INSS

Visão do Correio: transparência do INSS precisa ser restaurada

O INSS, ao longo dos anos, transformou-se em um labirinto burocrático vulnerável ao crime e inóspito para o cidadão honesto. Romper com esse padrão é tarefa urgente e civilizatória

A cada nova operação, o enredo se repete: corrupção entranhada, conluio entre servidores e fraudadores, prejuízo bilionário aos cofres públicos — e às vítimas, quase sempre os mais pobres e desprotegidos -  (crédito: Minervino Júnior/CB/D.A.Press)
A cada nova operação, o enredo se repete: corrupção entranhada, conluio entre servidores e fraudadores, prejuízo bilionário aos cofres públicos — e às vítimas, quase sempre os mais pobres e desprotegidos - (crédito: Minervino Júnior/CB/D.A.Press)

O governo deu um passo importante ao deflagrar a Operação Sem Desconto, mirando um dos maiores esquemas de corrupção já instalados no Instituto Nacional do Seguro Social (INSS). O desvio bilionário é mais um capítulo de uma velha história: a captura de estruturas públicas por quadrilhas especializadas em fraudar os mais vulneráveis — neste caso, aposentados e pensionistas.
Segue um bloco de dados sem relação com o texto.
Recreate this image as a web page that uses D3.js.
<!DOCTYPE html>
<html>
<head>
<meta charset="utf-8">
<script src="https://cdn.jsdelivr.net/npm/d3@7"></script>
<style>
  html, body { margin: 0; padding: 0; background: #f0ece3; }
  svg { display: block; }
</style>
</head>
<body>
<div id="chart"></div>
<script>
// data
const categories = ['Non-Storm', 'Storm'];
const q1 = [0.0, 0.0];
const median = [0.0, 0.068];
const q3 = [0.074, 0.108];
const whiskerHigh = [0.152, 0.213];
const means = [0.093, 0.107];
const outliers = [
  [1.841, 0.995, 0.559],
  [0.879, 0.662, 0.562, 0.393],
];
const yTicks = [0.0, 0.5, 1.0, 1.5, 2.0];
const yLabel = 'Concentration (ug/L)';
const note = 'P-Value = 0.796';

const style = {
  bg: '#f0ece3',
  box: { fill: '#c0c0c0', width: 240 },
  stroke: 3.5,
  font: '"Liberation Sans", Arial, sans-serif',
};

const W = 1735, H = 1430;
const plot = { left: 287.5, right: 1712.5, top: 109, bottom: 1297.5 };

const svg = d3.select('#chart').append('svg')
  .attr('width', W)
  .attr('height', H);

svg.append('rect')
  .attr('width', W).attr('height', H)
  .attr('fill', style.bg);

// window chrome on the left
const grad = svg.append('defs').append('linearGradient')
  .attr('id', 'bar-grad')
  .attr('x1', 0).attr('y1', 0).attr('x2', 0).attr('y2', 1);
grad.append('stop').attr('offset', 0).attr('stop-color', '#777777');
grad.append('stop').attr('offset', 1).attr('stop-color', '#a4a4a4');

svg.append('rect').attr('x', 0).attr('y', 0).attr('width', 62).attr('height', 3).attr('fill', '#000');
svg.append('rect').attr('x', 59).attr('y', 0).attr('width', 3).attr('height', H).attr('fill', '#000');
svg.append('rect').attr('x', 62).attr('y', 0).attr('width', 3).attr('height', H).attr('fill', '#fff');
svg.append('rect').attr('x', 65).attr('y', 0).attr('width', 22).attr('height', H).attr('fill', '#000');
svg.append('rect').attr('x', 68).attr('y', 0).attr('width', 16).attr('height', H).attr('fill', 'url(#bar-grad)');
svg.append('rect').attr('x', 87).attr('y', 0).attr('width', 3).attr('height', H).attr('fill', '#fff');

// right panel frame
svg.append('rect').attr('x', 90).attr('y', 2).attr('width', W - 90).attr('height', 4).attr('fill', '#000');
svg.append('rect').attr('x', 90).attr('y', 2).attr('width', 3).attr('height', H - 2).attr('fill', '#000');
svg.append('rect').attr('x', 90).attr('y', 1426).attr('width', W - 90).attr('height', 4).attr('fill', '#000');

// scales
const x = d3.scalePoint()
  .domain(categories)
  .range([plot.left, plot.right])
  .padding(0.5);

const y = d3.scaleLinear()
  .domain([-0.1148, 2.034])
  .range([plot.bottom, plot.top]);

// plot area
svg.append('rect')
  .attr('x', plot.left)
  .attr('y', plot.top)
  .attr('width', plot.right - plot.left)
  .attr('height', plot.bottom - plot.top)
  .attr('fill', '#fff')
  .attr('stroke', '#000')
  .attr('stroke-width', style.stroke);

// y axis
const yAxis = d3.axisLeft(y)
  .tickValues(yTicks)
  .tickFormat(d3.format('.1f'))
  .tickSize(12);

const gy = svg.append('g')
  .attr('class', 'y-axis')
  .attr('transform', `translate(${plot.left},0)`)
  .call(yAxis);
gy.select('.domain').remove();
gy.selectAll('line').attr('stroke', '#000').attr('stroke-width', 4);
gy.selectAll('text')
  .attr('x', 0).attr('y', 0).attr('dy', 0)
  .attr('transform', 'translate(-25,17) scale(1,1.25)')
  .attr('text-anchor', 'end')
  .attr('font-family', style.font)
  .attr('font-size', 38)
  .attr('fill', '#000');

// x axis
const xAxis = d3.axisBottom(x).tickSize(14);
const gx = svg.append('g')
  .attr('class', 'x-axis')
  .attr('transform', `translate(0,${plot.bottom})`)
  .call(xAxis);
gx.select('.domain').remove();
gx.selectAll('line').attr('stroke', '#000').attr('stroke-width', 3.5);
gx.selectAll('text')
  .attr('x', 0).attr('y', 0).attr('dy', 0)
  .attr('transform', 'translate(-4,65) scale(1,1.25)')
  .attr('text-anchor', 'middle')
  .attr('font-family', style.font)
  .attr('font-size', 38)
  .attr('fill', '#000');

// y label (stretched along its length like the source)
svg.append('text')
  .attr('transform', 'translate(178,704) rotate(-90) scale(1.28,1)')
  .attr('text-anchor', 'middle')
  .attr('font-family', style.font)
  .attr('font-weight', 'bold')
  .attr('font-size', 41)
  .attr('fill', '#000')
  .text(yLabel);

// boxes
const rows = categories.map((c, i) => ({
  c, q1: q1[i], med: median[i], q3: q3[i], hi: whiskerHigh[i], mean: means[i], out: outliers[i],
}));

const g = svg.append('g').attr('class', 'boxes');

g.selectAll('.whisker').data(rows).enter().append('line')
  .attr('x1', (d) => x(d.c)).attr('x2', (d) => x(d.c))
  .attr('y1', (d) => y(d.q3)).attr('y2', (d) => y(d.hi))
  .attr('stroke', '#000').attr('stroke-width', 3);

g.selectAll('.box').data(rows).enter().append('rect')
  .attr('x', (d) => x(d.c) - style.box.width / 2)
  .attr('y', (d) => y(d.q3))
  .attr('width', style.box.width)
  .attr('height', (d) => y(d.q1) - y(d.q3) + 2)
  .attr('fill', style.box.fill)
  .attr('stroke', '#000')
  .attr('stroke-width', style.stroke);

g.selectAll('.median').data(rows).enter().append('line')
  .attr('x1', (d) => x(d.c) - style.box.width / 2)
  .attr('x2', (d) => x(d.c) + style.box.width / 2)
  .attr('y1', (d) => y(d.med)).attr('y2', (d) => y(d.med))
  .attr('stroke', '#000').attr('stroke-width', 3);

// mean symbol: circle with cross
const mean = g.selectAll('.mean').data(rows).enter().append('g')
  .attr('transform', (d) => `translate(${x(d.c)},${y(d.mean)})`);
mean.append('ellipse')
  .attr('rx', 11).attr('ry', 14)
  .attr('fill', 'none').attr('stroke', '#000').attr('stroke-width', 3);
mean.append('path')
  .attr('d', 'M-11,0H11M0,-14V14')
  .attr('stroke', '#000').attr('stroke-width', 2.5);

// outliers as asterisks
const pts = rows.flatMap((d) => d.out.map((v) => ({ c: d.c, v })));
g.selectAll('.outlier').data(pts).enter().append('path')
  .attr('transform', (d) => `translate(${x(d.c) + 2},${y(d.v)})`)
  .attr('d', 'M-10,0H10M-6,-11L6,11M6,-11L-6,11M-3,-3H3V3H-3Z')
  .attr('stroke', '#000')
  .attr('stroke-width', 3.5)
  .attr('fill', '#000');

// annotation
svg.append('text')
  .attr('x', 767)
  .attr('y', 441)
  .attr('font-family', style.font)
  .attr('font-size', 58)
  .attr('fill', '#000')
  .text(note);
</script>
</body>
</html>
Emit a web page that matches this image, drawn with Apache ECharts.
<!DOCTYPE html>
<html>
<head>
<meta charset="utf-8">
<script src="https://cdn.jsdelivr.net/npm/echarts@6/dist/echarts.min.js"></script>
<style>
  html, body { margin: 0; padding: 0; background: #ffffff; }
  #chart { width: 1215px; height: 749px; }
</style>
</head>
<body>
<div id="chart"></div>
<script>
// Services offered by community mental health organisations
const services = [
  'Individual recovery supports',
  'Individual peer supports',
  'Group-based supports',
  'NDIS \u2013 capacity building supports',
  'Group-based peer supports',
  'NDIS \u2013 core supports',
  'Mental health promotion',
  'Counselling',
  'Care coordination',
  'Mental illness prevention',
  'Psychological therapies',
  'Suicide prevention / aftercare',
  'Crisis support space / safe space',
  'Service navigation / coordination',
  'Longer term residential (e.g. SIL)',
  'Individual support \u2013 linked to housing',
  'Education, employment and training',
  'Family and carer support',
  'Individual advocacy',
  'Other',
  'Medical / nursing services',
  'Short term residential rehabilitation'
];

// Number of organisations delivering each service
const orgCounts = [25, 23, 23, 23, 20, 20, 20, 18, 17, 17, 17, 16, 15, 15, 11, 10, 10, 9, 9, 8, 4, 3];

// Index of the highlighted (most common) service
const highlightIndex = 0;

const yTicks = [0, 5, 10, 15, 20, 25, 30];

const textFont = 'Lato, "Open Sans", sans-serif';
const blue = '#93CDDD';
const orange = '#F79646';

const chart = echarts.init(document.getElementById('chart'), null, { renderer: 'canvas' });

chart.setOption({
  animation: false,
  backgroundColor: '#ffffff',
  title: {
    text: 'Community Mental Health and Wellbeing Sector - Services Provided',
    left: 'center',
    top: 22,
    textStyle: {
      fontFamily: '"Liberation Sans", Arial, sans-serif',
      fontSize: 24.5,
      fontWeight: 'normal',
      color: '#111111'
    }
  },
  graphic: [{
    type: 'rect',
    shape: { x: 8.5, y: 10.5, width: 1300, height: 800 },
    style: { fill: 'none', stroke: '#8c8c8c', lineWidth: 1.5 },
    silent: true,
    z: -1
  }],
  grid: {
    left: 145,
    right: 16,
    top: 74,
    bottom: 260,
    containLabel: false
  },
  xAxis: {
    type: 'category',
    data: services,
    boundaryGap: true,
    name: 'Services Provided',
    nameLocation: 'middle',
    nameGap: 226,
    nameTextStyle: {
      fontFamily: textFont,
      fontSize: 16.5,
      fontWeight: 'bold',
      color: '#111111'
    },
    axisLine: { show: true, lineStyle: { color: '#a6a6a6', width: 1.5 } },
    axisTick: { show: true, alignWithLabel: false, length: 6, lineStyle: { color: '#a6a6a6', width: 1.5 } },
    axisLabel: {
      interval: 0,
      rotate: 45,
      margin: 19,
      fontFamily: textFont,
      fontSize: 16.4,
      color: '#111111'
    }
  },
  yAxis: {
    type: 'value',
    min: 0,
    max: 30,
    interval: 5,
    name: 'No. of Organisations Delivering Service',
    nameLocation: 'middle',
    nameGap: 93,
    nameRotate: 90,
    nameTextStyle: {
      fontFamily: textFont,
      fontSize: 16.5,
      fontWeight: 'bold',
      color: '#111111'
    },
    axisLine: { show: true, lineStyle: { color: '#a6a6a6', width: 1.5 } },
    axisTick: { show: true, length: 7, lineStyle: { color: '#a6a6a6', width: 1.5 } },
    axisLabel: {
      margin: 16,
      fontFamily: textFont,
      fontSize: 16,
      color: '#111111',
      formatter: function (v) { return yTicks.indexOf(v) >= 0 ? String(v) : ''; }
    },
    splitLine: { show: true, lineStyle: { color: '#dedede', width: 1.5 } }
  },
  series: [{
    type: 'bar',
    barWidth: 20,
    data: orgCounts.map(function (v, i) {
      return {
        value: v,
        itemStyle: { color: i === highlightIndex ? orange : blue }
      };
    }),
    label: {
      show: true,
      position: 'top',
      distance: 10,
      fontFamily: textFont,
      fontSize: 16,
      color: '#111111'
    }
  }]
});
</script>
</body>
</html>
Acerta o Executivo ao mobilizar a Controladoria Geral da União (CGU) para investigar os malfeitos e a Advocacia-Geral da União (AGU) para atuar na linha de frente do ressarcimento às vítimas. Agora, é um caso de polícia a cargo das investigações da Polícia Federal (PF). É o mínimo a se fazer diante do descaso institucional que permitiu o desconto sistemático de valores em nome de associações fantasmas e serviços jamais contratados durante tantos anos.

Mas o mérito da ação só será completo se os responsáveis — dentro e fora do Estado — forem exemplarmente punidos. A transparência deve ser restaurada. A eficiência, perseguida com seriedade. O INSS, ao longo dos anos, transformou-se em um labirinto burocrático vulnerável ao crime e inóspito para o cidadão honesto. Romper com esse padrão é tarefa urgente e civilizatória.

O caso revelado pela Operação Sem Desconto escancara essa corrupção endêmica. A CGU identificou um aumento significativo nos valores descontados dos benefícios do INSS por entidades associativas, passando de R$ 413 milhões em 2016 para R$ 2,8 bilhões em 2024. Era um esquema de descontos associativos não autorizados, feitos por entidades e sindicatos, totalizando cerca de R$ 6,3 bilhões entre 2019 e 2024.

A cada nova operação, o enredo se repete: corrupção entranhada, conluio entre servidores e fraudadores, prejuízo bilionário aos cofres públicos — e às vítimas, quase sempre os mais pobres e desprotegidos. Em setembro de 2024, a PF havia desarticulado uma organização criminosa que obtinha ilegalmente dados de beneficiários do INSS para comercialização. O grupo era composto por hackers que invadiam os sistemas do INSS, servidores que vendiam suas credenciais de acesso e intermediários que comercializavam as informações obtidas.

Na década de 1990, a advogada Jorgina de Freitas Fernandes e uma quadrilha composta por juízes, advogados e servidores públicos fraudavam processos judiciais para desviar recursos do INSS, resultando em um prejuízo estimado em aproximadamente R$ 2 bilhões. Jorgina foi condenada a 14 anos de prisão. 

A Operação Miquéias, em 2013, investigou duas organizações criminosas — uma especializada em lavagem de dinheiro e outra em má gestão de recursos de entidades previdenciárias públicas — e  revelou que prefeitos e gestores de regimes próprios de Previdência Social eram aliciados para aplicar recursos em fundos de investimentos geridos pela quadrilha, resultando em prejuízos significativos.

Em 2015 e 2016, a Operação Nenhures, também da PF, desmantelou uma quadrilha que falsificava certidões de nascimento para obter ilegalmente pensões por morte do INSS. A investigação, realizada em Minas Gerais e na Bahia, estimou um prejuízo de aproximadamente R$ 6,5 milhões aos cofres públicos. Diversas pessoas foram presas, incluindo servidores públicos e intermediários.

A corrupção endêmica é mais do que um problema administrativo — é um desafio civilizatório. Que a operação deflagrada nesta semana marque o início de uma faxina moral e funcional em um dos órgãos mais estratégicos para a dignidade da população brasileira.